Let's profile our GPU operations to identify bottlenecks:

In [None]:
def profile_operation(func, *args, **kwargs):
    # Record start state
    start_mem = get_memory_usage()
    start_time = time()
    
    # Run operation
    result = func(*args, **kwargs)
    
    # Record end state
    end_time = time()
    end_mem = get_memory_usage()
    
    # Calculate changes
    time_taken = end_time - start_time
    ram_change = float(end_mem['RAM'].split()[0]) - float(start_mem['RAM'].split()[0])
    gpu_change = float(end_mem['GPU'].split()[0]) - float(start_mem['GPU'].split()[0])
    
    print(f"Operation took {time_taken:.2f} seconds")
    print(f"RAM change: {ram_change:+.2f} MB")
    print(f"GPU memory change: {gpu_change:+.2f} MB")
    return result

# Profile some operations
print("Profiling DataFrame creation:")
profile_operation(cudf.DataFrame, {'a': np.random.randn(1000000)})

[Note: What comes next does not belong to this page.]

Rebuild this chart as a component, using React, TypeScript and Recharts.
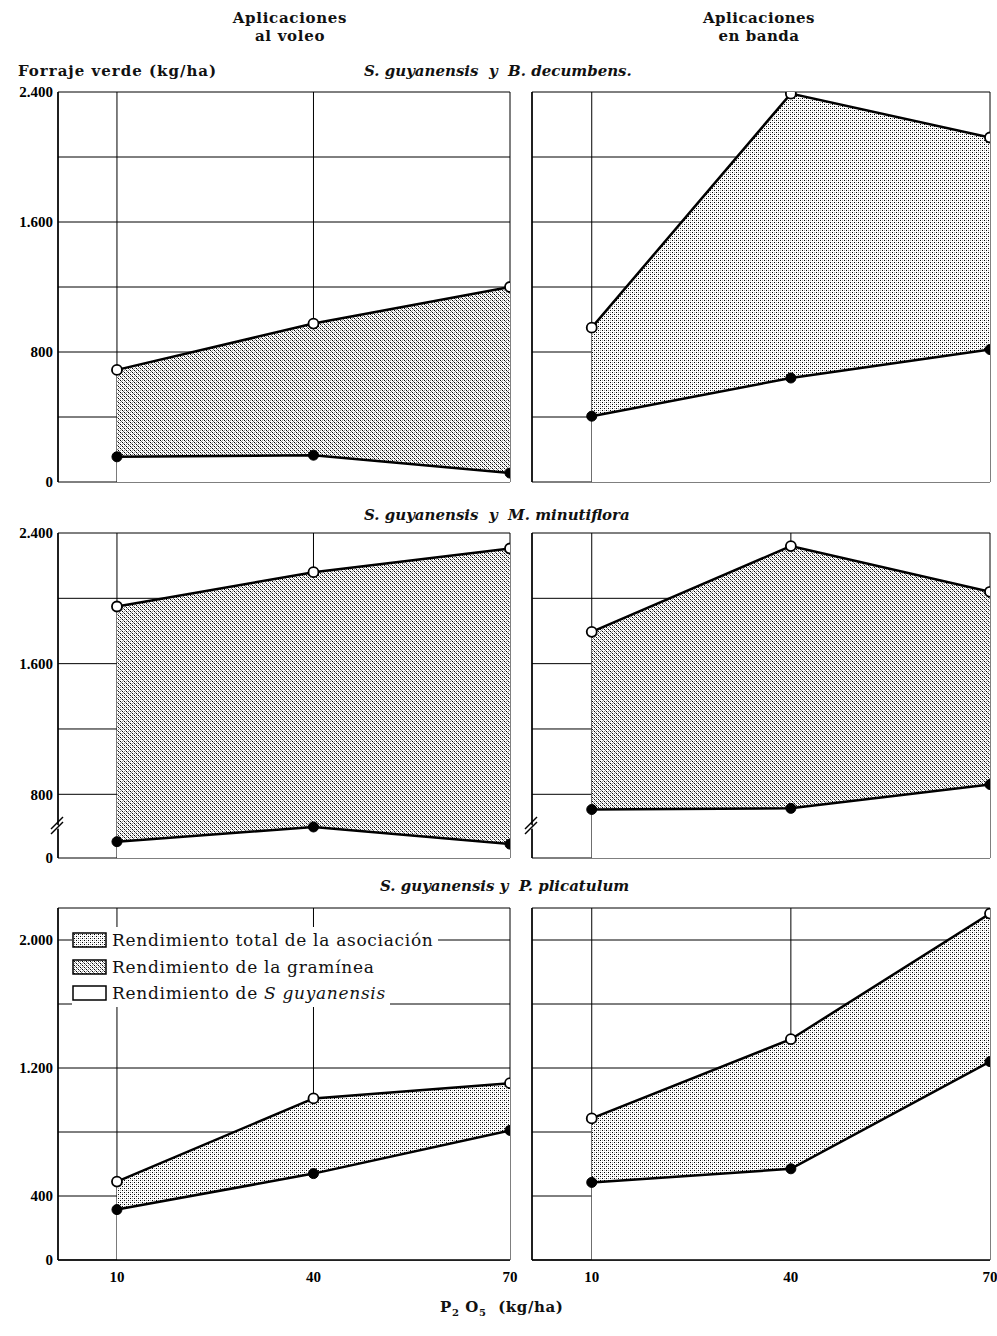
import React from 'react';
import { ComposedChart, Area, Line, XAxis, YAxis, CartesianGrid, ReferenceDot } from 'recharts';

// P2O5 applied (kg/ha)
const P2O5 = [10, 40, 70];

// S. guyanensis y B. decumbens
const decVoleoTotal = [690, 975, 1200];
const decVoleoGram = [155, 165, 55];
const decBandaTotal = [950, 2390, 2120];
const decBandaGram = [405, 640, 815];

// S. guyanensis y M. minutiflora (broken axis: bottom labelled 0)
const minVoleoTotal = [1950, 2160, 2305];
const minVoleoGram = [510, 600, 495];
const minBandaTotal = [1795, 2320, 2040];
const minBandaGram = [707, 714, 860];

// S. guyanensis y P. plicatulum
const pliVoleoTotal = [490, 1010, 1105];
const pliVoleoGram = [315, 540, 810];
const pliBandaTotal = [885, 1380, 2165];
const pliBandaGram = [485, 570, 1240];

// axes
const topTicks = [0, 400, 800, 1200, 1600, 2000, 2400];
const topLabels: Record<number, string> = { 0: '0', 800: '800', 1600: '1.600', 2400: '2.400' };
const midTicks = [410, 800, 1200, 1600, 2000, 2400];
const midLabels: Record<number, string> = { 410: '0', 800: '800', 1600: '1.600', 2400: '2.400' };
const botTicks = [0, 400, 800, 1200, 1600, 2000, 2200];
const botLabels: Record<number, string> = { 0: '0', 400: '400', 1200: '1.200', 2000: '2.000' };
const xDomain = [1, 70];
const breakValue = 630;

const legendItems = [
  { label: 'Rendimiento total de la asociación', kind: 'total' },
  { label: 'Rendimiento de la gramínea', kind: 'gram' },
  { label: 'Rendimiento de ', italic: 'S guyanensis', kind: 'sg' },
];

const SERIF = '"Liberation Serif", "DejaVu Serif", serif';
const WIDE = '"DejaVu Serif", "Liberation Serif", serif';

const build = (total: number[], gram: number[]) =>
  P2O5.map((p, i) => ({ p, total: total[i], gram: gram[i], band: [gram[i], total[i]] }));

const Patterns = () => (
  <defs>
    <pattern id="stip" width="4" height="4" patternUnits="userSpaceOnUse">
      <rect width="4" height="4" fill="#fff" />
      <rect x="0" y="0" width="1" height="1" fill="#000" />
      <rect x="2" y="2" width="1" height="1" fill="#000" />
      <rect x="2" y="0" width="1" height="1" fill="#aaa" />
      <rect x="0" y="2" width="1" height="1" fill="#aaa" />
    </pattern>
    <pattern id="cross" width="4" height="4" patternUnits="userSpaceOnUse">
      <rect width="4" height="4" fill="#fff" />
      <rect x="0" y="0" width="1" height="1" fill="#000" />
      <rect x="2" y="2" width="1" height="1" fill="#000" />
      <rect x="1" y="1" width="1" height="1" fill="#777" />
      <rect x="3" y="3" width="1" height="1" fill="#777" />
      <rect x="2" y="0" width="1" height="1" fill="#999" />
      <rect x="0" y="2" width="1" height="1" fill="#999" />
    </pattern>
  </defs>
);

const BreakMark = (props: any) => {
  const { cx, cy } = props;
  if (cx == null || cy == null) return null;
  return (
    <g stroke="#000" strokeWidth={1.4}>
      <line x1={cx - 3} y1={cy + 3} x2={cx + 1} y2={cy + 6} stroke="#fff" strokeWidth={3} />
      <line x1={cx - 7} y1={cy + 7} x2={cx + 5} y2={cy - 5} />
      <line x1={cx - 7} y1={cy + 12} x2={cx + 5} y2={cy} />
    </g>
  );
};

const LegendBox = () => (
  <div style={{ fontFamily: WIDE, fontSize: 17, letterSpacing: 0.7, color: '#111', lineHeight: '26.5px' }}>
    {legendItems.map((it) => (
      <div key={it.label} style={{ display: 'flex', alignItems: 'center' }}>
        <div style={{ background: '#fff', display: 'flex', alignItems: 'center', paddingRight: 4 }}>
          <svg width={35} height={16} style={{ marginRight: 5 }}>
            <rect x={1} y={1} width={33} height={14}
              fill={it.kind === 'total' ? 'url(#stip)' : it.kind === 'gram' ? 'url(#cross)' : '#fff'}
              stroke="#000" strokeWidth={1.5} />
          </svg>
          <span>
            {it.label}
            {it.italic ? <i>{it.italic}</i> : null}
          </span>
        </div>
      </div>
    ))}
  </div>
);

const EmptyTick = () => <g />;

type PanelProps = {
  total: number[];
  gram: number[];
  side: 'left' | 'right';
  row: 'top' | 'mid' | 'bot';
  fill: string;
};

const Panel = ({ total, gram, side, row, fill }: PanelProps) => {
  const data = build(total, gram);
  const plotH = row === 'top' ? 390 : row === 'mid' ? 325 : 352;
  const xH = row === 'bot' ? 28 : 0;
  const mBottom = row === 'bot' ? 0 : 8;
  const height = 8 + plotH + xH + mBottom;
  const width = side === 'left' ? 518 : 474;
  const ticks = row === 'top' ? topTicks : row === 'mid' ? midTicks : botTicks;
  const labels = row === 'top' ? topLabels : row === 'mid' ? midLabels : botLabels;
  const domain = [ticks[0], ticks[ticks.length - 1]];
  const tickStyle = { fontFamily: SERIF, fontSize: 15, fontWeight: 700, fill: '#000' };
  return (
    <ComposedChart width={width} height={height} data={data}
      margin={{ top: 8, right: 8, bottom: mBottom, left: side === 'left' ? 0 : 6 }}>
      <Patterns />
      <CartesianGrid stroke="#000" strokeWidth={1} horizontal vertical />
      <XAxis dataKey="p" type="number" domain={xDomain} ticks={P2O5} allowDataOverflow
        height={xH} axisLine={{ stroke: '#000', strokeWidth: 1.5 }} tickLine={false}
        tick={row === 'bot' ? tickStyle : EmptyTick} tickMargin={5} interval={0} />
      <YAxis type="number" domain={domain} ticks={ticks} interval={0} allowDataOverflow
        width={side === 'left' ? 58 : 2} axisLine={{ stroke: '#000', strokeWidth: 1.5 }} tickLine={false}
        tickSize={2} tickMargin={3}
        tick={side === 'left' ? tickStyle : EmptyTick}
        tickFormatter={(v: number) => labels[v] ?? ''} />
      <Area dataKey="gram" type="linear" fill="#fff" fillOpacity={1} stroke="none" isAnimationActive={false} />
      <Area dataKey="band" type="linear" fill={fill} fillOpacity={1} stroke="none" isAnimationActive={false} />
      <Line dataKey="gram" type="linear" stroke="#000" strokeWidth={2.5} isAnimationActive={false}
        dot={{ r: 5, fill: '#000', stroke: '#000', strokeWidth: 1 }} />
      <Line dataKey="total" type="linear" stroke="#000" strokeWidth={2.5} isAnimationActive={false}
        dot={{ r: 5, fill: '#fff', stroke: '#000', strokeWidth: 1.8 }} />
      {row === 'mid' ? (
        <ReferenceDot x={xDomain[0]} y={breakValue} ifOverflow="visible" shape={BreakMark} />
      ) : null}
    </ComposedChart>
  );
};

const txt = (extra: React.CSSProperties): React.CSSProperties => ({
  position: 'absolute', fontFamily: WIDE, color: '#111', whiteSpace: 'nowrap', ...extra,
});

export default function App() {
  return (
    <div style={{ position: 'absolute', left: 0, top: 0, width: 997, height: 1336, background: '#fff' }}>
      <div style={txt({ left: 190, width: 200, top: 9, textAlign: 'center', fontSize: 15, letterSpacing: 0.7, lineHeight: '18px', fontWeight: 700 })}>
        Aplicaciones<br />al voleo
      </div>
      <div style={txt({ left: 659, width: 200, top: 9, textAlign: 'center', fontSize: 15, letterSpacing: 0.5, lineHeight: '18px', fontWeight: 700 })}>
        Aplicaciones<br />en banda
      </div>
      <div style={txt({ left: 18, top: 62, fontSize: 15, letterSpacing: 1, fontWeight: 700 })}>Forraje verde (kg/ha)</div>
      <div style={txt({ left: 364, top: 62, fontSize: 15, fontStyle: 'italic', fontWeight: 700 })}>
        S. guyanensis&nbsp;&nbsp;y&nbsp;&nbsp;B. decumbens.
      </div>
      <div style={txt({ left: 364, top: 506, fontSize: 15, fontStyle: 'italic', fontWeight: 700 })}>
        S. guyanensis&nbsp;&nbsp;y&nbsp;&nbsp;M. minutiflora
      </div>
      <div style={txt({ left: 380, top: 877, fontSize: 15, fontStyle: 'italic', fontWeight: 700 })}>
        S. guyanensis y&nbsp;&nbsp;P. plicatulum
      </div>

      <div style={{ position: 'absolute', left: 0, top: 84 }}>
        <Panel total={decVoleoTotal} gram={decVoleoGram} side="left" row="top" fill="url(#cross)" />
      </div>
      <div style={{ position: 'absolute', left: 524, top: 84 }}>
        <Panel total={decBandaTotal} gram={decBandaGram} side="right" row="top" fill="url(#stip)" />
      </div>
      <div style={{ position: 'absolute', left: 0, top: 525 }}>
        <Panel total={minVoleoTotal} gram={minVoleoGram} side="left" row="mid" fill="url(#cross)" />
      </div>
      <div style={{ position: 'absolute', left: 524, top: 525 }}>
        <Panel total={minBandaTotal} gram={minBandaGram} side="right" row="mid" fill="url(#cross)" />
      </div>
      <div style={{ position: 'absolute', left: 0, top: 900 }}>
        <Panel total={pliVoleoTotal} gram={pliVoleoGram} side="left" row="bot" fill="url(#stip)" />
      </div>
      <div style={{ position: 'absolute', left: 524, top: 900 }}>
        <Panel total={pliBandaTotal} gram={pliBandaGram} side="right" row="bot" fill="url(#stip)" />
      </div>

      <div style={{ position: 'absolute', left: 72, top: 927 }}>
        <LegendBox />
      </div>

      <div style={txt({ left: 440, top: 1298, fontSize: 15, letterSpacing: 0.6, fontWeight: 700 })}>
        P<sub style={{ fontSize: 10 }}>2</sub> O<sub style={{ fontSize: 10 }}>5</sub>&nbsp;&nbsp;(kg/ha)
      </div>
    </div>
  );
}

print("\nProfiling complex calculation:")
profile_operation(
    lambda df: (df['a']**2 + df['a'].mean()) * df['a'].std(),
    cudf.DataFrame({'a': np.random.randn(1000000)})
)

## Conclusion

In this notebook, we've explored several advanced performance optimization techniques for GPU-accelerated computing:

1. Memory management and efficient data transfer strategies
2. Batch processing for handling large datasets
3. Pipeline optimization to minimize memory transfers
4. Performance profiling to identify bottlenecks

These techniques are essential for building efficient, scalable data processing systems with GPU acceleration.